Ah…rupanya jawaban (reply) saya di platform X terhadap komentar seorang warganet yang memberi masukan sangat bagus untuk perbaikan layanan kepabeanan, dilepaskan dari konteksnya. Seolah cuitan itu berdiri sendiri sebagai sikap malas, cari enaknya minta solusi ke warganet. Saya bisa memakluminya. Itung2 numpang tenar.
Jika dirunut dengan cermat, saya sedang mengejar penjelasan seorang warganet yang mendorong benchmarking. Ini menarik dan penting. Beliau lalu mengelaborasi dengan usulan konkret, berdasar tantangan di lapangan.
Namun meski menjadi sinisme dan olok2, ada berkahnya cuitan ini mendapat respon sangat banyak. Saya dan tim mencatat dengan saksama, mengidentifikasi, dan memetakan masukan2 itu dalam klaster: kebijakan, sistem, praktik, SDM. Nanti mungkin akan berkembang lagi.
Sejarah panjang keterlibatan saya di ruang publik rasanya tak memungkinkan saya bermalas-malas menuntut solusi matang dari orang lain. Saya membantu Kemenkeu baru mulai awal 2020. Sebelumnya belasan tahun ikut mengadvokasi kebijakan publik melalui beberapa medium. Itu kerja lapangan yang butuh stamina dan nyali. Saya belum lulus tapi mensyukuri pernah melewati proses ini.
Kembali ke ungkapan “ada masukan konkret”. Saya cukup sadar tak mungkin membebani warganet, warga negara, dan pembayar pajak untuk mikir. Kami digaji untuk bekerja, termasuk berpikir. Namun tradisi mendengarkan mesti dibangun dan terus dirawat. Maksud saya adalah kanalisasi aspirasi. Saya ingin menyerap sebanyak mungkin masukan dari lapangan yang berbasis pengalaman konkret, justru untuk bahan baku perbaikan.
Mahkamah Konstitusi meretas tradisi baru ‘meaningful participation’. Tiap penyusunan UU dan turunanya wajib melibatkan publik yang berhak didengarkan aspirasinya, dipertimbangan, dan diberi alasan jika tak diakomodasi. Ini bagian akuntabilitas dan penegakan daulat rakyat. Kemenkeu, setidaknya beberapa waktu terakhir, punya tradisi baru yang lebih ajeg: Kemenkeu Mendengar. Kami mengundang asosiasi, pengamat, profesi, akademisi, LSM – untuk didengarkan masukan, aspirasi, dan kritik. Tugas kami mendengarkan dan mencatat, lalu menindaklanjuti.
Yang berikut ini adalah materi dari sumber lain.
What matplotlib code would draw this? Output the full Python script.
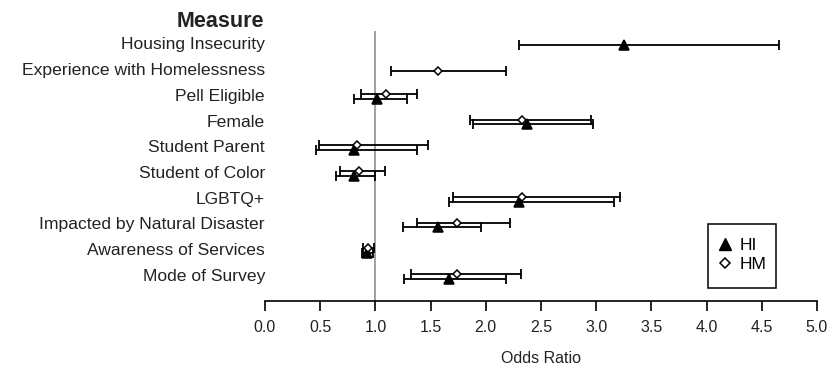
import matplotlib.pyplot as plt
from matplotlib.lines import Line2D
from matplotlib.patches import Rectangle
import numpy as np

plt.rcParams['font.family'] = ['Liberation Sans', 'DejaVu Sans']

measures = ['Housing Insecurity', 'Experience with Homelessness', 'Pell Eligible',
            'Female', 'Student Parent', 'Student of Color', 'LGBTQ+',
            'Impacted by Natural Disaster', 'Awareness of Services', 'Mode of Survey']
nan = np.nan
hi_or = [3.25, nan, 1.01, 2.37, 0.81, 0.81, 2.30, 1.57, 0.92, 1.67]
hi_lo = [2.30, nan, 0.81, 1.88, 0.46, 0.64, 1.67, 1.25, 0.88, 1.26]
hi_hi = [4.66, nan, 1.29, 2.97, 1.38, 1.00, 3.16, 1.96, 0.98, 2.18]
hm_or = [nan, 1.57, 1.10, 2.33, 0.83, 0.85, 2.33, 1.74, 0.93, 1.74]
hm_lo = [nan, 1.14, 0.87, 1.86, 0.49, 0.68, 1.70, 1.38, 0.89, 1.32]
hm_hi = [nan, 2.18, 1.38, 2.95, 1.48, 1.09, 3.22, 2.22, 0.99, 2.32]
xticks = [0.0, 0.5, 1.0, 1.5, 2.0, 2.5, 3.0, 3.5, 4.0, 4.5, 5.0]

W, H = 828, 373
fig = plt.figure(figsize=(W / 100, H / 100), dpi=100)
# axes spans x=0..5 between px 265 and 817, rows from px 20 to 301
ax = fig.add_axes([265 / W, 1 - 301 / H, (817 - 265) / W, (301 - 20) / H])

rows = np.arange(len(measures))
both = [not (np.isnan(a) or np.isnan(b)) for a, b in zip(hi_or, hm_or)]
off = np.where(both, 0.09, 0.0)

def draw(est, lo, hi, y, marker, face, ms):
    est, lo, hi = np.array(est), np.array(lo), np.array(hi)
    m = ~np.isnan(est)
    ax.errorbar(est[m], y[m], xerr=[est[m] - lo[m], hi[m] - est[m]], fmt='none',
                ecolor='black', elinewidth=1.3, capsize=3.8, capthick=1.3, zorder=2)
    ax.plot(est[m], y[m], linestyle='none', marker=marker, ms=ms, mfc=face,
            mec='black', mew=1.1, zorder=3)

ax.axvline(1.0, ymin=0, ymax=(9.96 + 0.5) / (9.96 + 0.97), color='#a0a0a0', lw=1.4, zorder=1)
draw(hi_or, hi_lo, hi_hi, rows + off, '^', 'black', 6.5)
draw(hm_or, hm_lo, hm_hi, rows - off, 'D', 'white', 4.5)

ax.set_xlim(0, 5)
ax.set_ylim(9.96, -0.97)
for s in ['top', 'right', 'left']:
    ax.spines[s].set_visible(False)
ax.spines['bottom'].set_linewidth(1.2)
ax.set_yticks([])
ax.set_xticks(xticks)
ax.set_xticklabels(['%.1f' % t for t in xticks], fontsize=11.5, color='#222222')
ax.tick_params(axis='x', length=7, width=1.2, pad=7)
ax.set_xlabel('Odds Ratio', fontsize=11.5, color='#222222', labelpad=11)

for r, name in zip(rows, measures):
    ax.text(-0.0, r, name, ha='right', va='center', fontsize=12.6,
            color='#222222', clip_on=False)
ax.text(-0.01, -0.92, 'Measure', ha='right', va='center', fontsize=15.5,
        fontweight='bold', color='#222222', clip_on=False)

# legend box drawn by hand, entries in a frameless legend
fig.patches.append(Rectangle((708 / W, 1 - 288 / H), 68 / W, 64 / H, transform=fig.transFigure,
                             fill=False, edgecolor='black', lw=1.1))
handles = [Line2D([], [], linestyle='none', marker='^', ms=8.5, mfc='black', mec='black'),
           Line2D([], [], linestyle='none', marker='D', ms=5, mfc='white', mec='black', mew=1.1)]
fig.legend(handles, ['HI', 'HM'], loc='center left',
           bbox_to_anchor=(716 / W, 1 - 255 / H), fontsize=12.5, frameon=False,
           handlelength=1.0, handletextpad=0.35, labelspacing=0.25, borderpad=0,
           borderaxespad=0)

fig.savefig('out.png', dpi=100)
Berbulan-bulan Menteri Keuangan memimpin sendiri rapat transformasi ini. Bahan baku itupun ditindaklanjuti dengan berbagai perubahan, baik kebijakan, sistem, dan lainnya. Tentu ada yang belum terselesaikan. Ini PR. Maka, bagi yang mengenal dan pernah berinteraksi, saya menyediakan diri untuk menjadi jembatan penghubung dan sedapat mungkin membantu mencarikan solusi.
Rekan2 di NGO, pegiat sosial, korban mafia, profesi, pelaku usaha, masyarakat adat, perangkat desa, hingga politisi telah biasa menjadi mitra menyerap dan mengadvokasi kebijakan dan implementasinya. Dari urusan sengketa lahan, pajak, cukai, BLBI, hingga urusan anggaran. Itu semua menjadi tugas dan tanggung jawab yang mesti dikerjakan dengan sukacita dan dedikasi.
Jadi, rasanya cukup jelas. Saya haturkan banyak terima kasih untuk semua masukan, saran, kritik, dan barangkali pisuhan. Saya ingin menjadi bagian solusi, maka saya memberi diri. Barangkali bisa saja saya memilih santai leha-leha, leyeh2 tanpa perlu repot menjelaskan ini itu. Tapi ini DNA saya, sejah saya remaja hingga ini. Saya terpanggil untuk terlibat, melibati, dan selalu berusaha menjadi bagian solusi.
Tak selalu berhasil, banyak yang masih terhambat. Jika ada hal baik, kiranya itu jadi persembahan kecil bagi bangsa ini. Saya tak pernah mengingini jabatan. Penugasan itu datang dan pergi seperti siang malam saja. Lantaran tak pernah berurusan dengan anggaran dan manipulasinya, saya ingin terus dengan kepala tegak menghadapi sahabat saya para warganet yang sangat mencintai republik ini.
Terima kasih untuk relasi dan interaksi yang amat dinamis, intim, dan kaya ini. Sukses buat teman2 semua. Jangan pernah lelah menjadi bagian kereta perbaikan untuk kebaikan bersama. Jika ada masukan konkret, saya siap mendengarkan ya.